Work required:
From the first line of the data down to and including the line with "from matplotlib.patches import Circle", copy everything exactly, leaving out pictures.

-- Start of Information provided --

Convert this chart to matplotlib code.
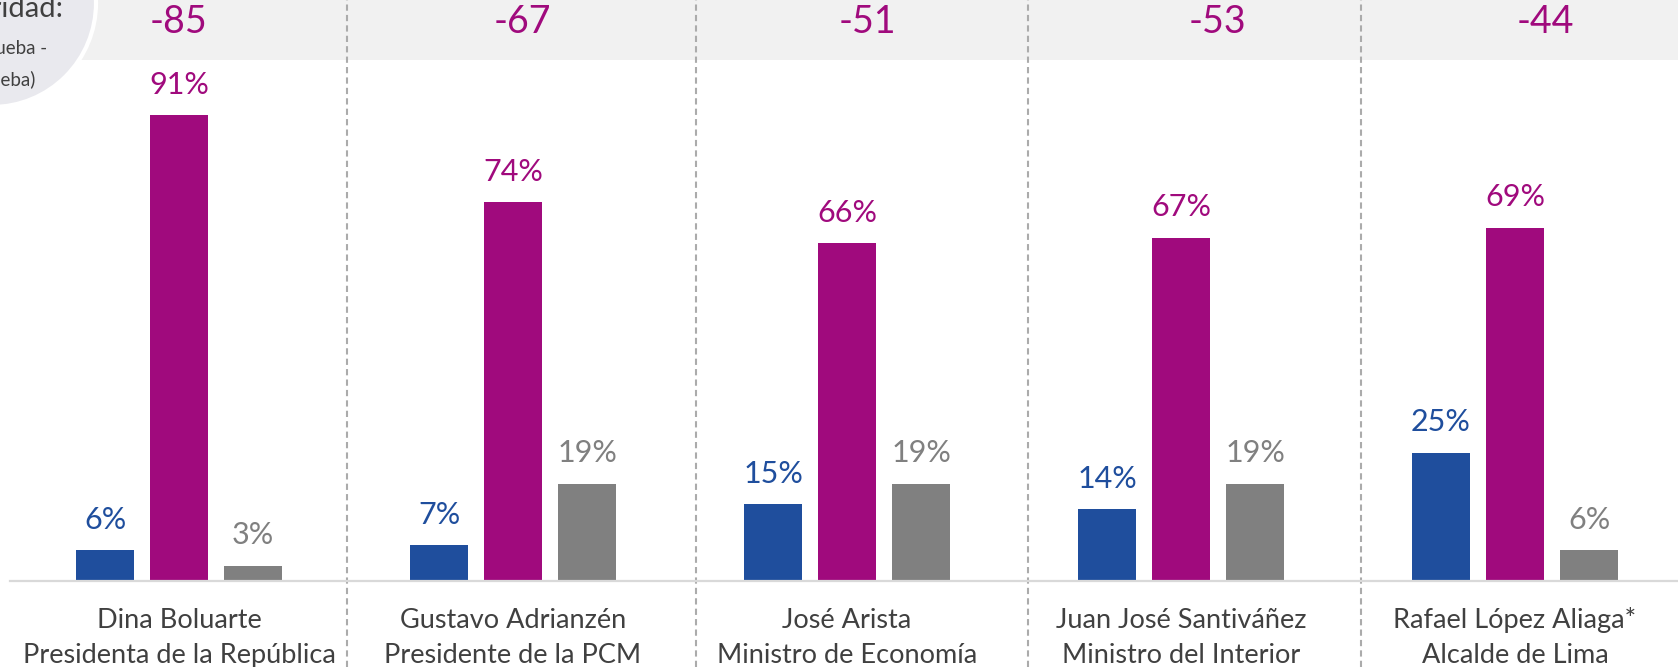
import numpy as np
import matplotlib
matplotlib.use('Agg')
import matplotlib.pyplot as plt
from matplotlib.patches import Circle

# data
names = ['Dina Boluarte\nPresidenta de la República',
         'Gustavo Adrianzén\nPresidente de la PCM',
         'José Arista\nMinistro de Economía',
         'Juan José Santiváñez\nMinistro del Interior',
         'Rafael López Aliaga*\nAlcalde de Lima']
aprueba = [6, 7, 15, 14, 25]
desaprueba = [91, 74, 66, 67, 69]
nsnp = [3, 19, 19, 19, 6]
saldo = [-85, -67, -51, -53, -44]

blue = '#1F4E9D'
magenta = '#A00A7D'
grey = '#808080'
txt = '#404040'

plt.rcParams['font.family'] = ['Lato', 'DejaVu Sans']

W, H = 1678, 667
fig = plt.figure(figsize=(W / 100, H / 100), dpi=100)
base_px = 86           # baseline, px from bottom
ppu = 5.12             # px per percentage point
ytop = (H - base_px) / ppu
ax = fig.add_axes([0, base_px / H, 1, (H - base_px) / H])
gx = 334.0             # px between group centres
x0 = 179.0             # px of first group centre
ax.set_xlim(-x0 / gx, (W - x0) / gx)
ax.set_ylim(0, ytop)
ax.axis('off')

x = np.arange(len(names))
bw = 58 / gx
off = 74 / gx
# separators and net labels are not quite centred in the original
sep_pos = [0.503, 1.548, 2.542, 3.539]
net_shift = [0.0, 0.027, 0.06, 0.11, 0.09]

# grey band on top with the net values
band = 60 / ppu
ax.axhspan(ytop - band, ytop, color='#F1F1F1', zorder=0, lw=0)
for xi, s, sh in zip(x, saldo, net_shift):
    ax.text(xi + sh, ytop - 22 / ppu, str(s), ha='center', va='center',
            fontsize=27, color=magenta)

# bars
for vals, dx, col in [(aprueba, -off, blue), (desaprueba, 0, magenta), (nsnp, off, grey)]:
    ax.bar(x + dx, vals, width=bw, color=col, zorder=2)
    for xi, v in zip(x, vals):
        ax.annotate('%d%%' % v, (xi + dx, v), xytext=(0, 22), textcoords='offset points',
                    ha='center', va='center', fontsize=22, color=col)

# baseline
ax.plot([(10 - x0) / gx, (W - x0) / gx], [0, 0], color='#D9D9D9', lw=1.6, zorder=3,
        clip_on=False)

# dashed separators
for s in sep_pos:
    ax.plot([s, s], [-base_px / ppu, ytop], color='#ABABAB', lw=1.5,
            ls=(0, (3, 2)), clip_on=False, zorder=1)

# category labels
for xi, n in zip(x, names):
    l1, l2 = n.split('\n')
    ax.text(xi, -47 / ppu, l1, ha='center', va='baseline', fontsize=19.5, color=txt,
            clip_on=False)
    ax.text(xi, -82 / ppu, l2, ha='center', va='baseline', fontsize=19.5, color=txt,
            clip_on=False)

# the clipped circle in the top-left corner
circ = Circle((-8, H - 3), 104, transform=None, facecolor='#E9E9EE',
              edgecolor='white', lw=3, zorder=4)
fig.patches.append(circ)
fig.text(63 / W, 1 - 17 / H, 'Popularidad:', ha='right', va='baseline', fontsize=21,
         color=txt, zorder=5)
fig.text(47 / W, 1 - 48 / H, '(Aprueba -', ha='right', va='center', fontsize=13.5,
         color=txt, zorder=5)
fig.text(36 / W, 1 - 80 / H, 'Desaprueba)', ha='right', va='center', fontsize=13.5,
         color=txt, zorder=5)

plt.savefig('out.png', dpi=100)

-- End of Information provided --

Answer for the task:
Convert this chart to matplotlib code.
import numpy as np
import matplotlib
matplotlib.use('Agg')
import matplotlib.pyplot as plt
from matplotlib.patches import Circle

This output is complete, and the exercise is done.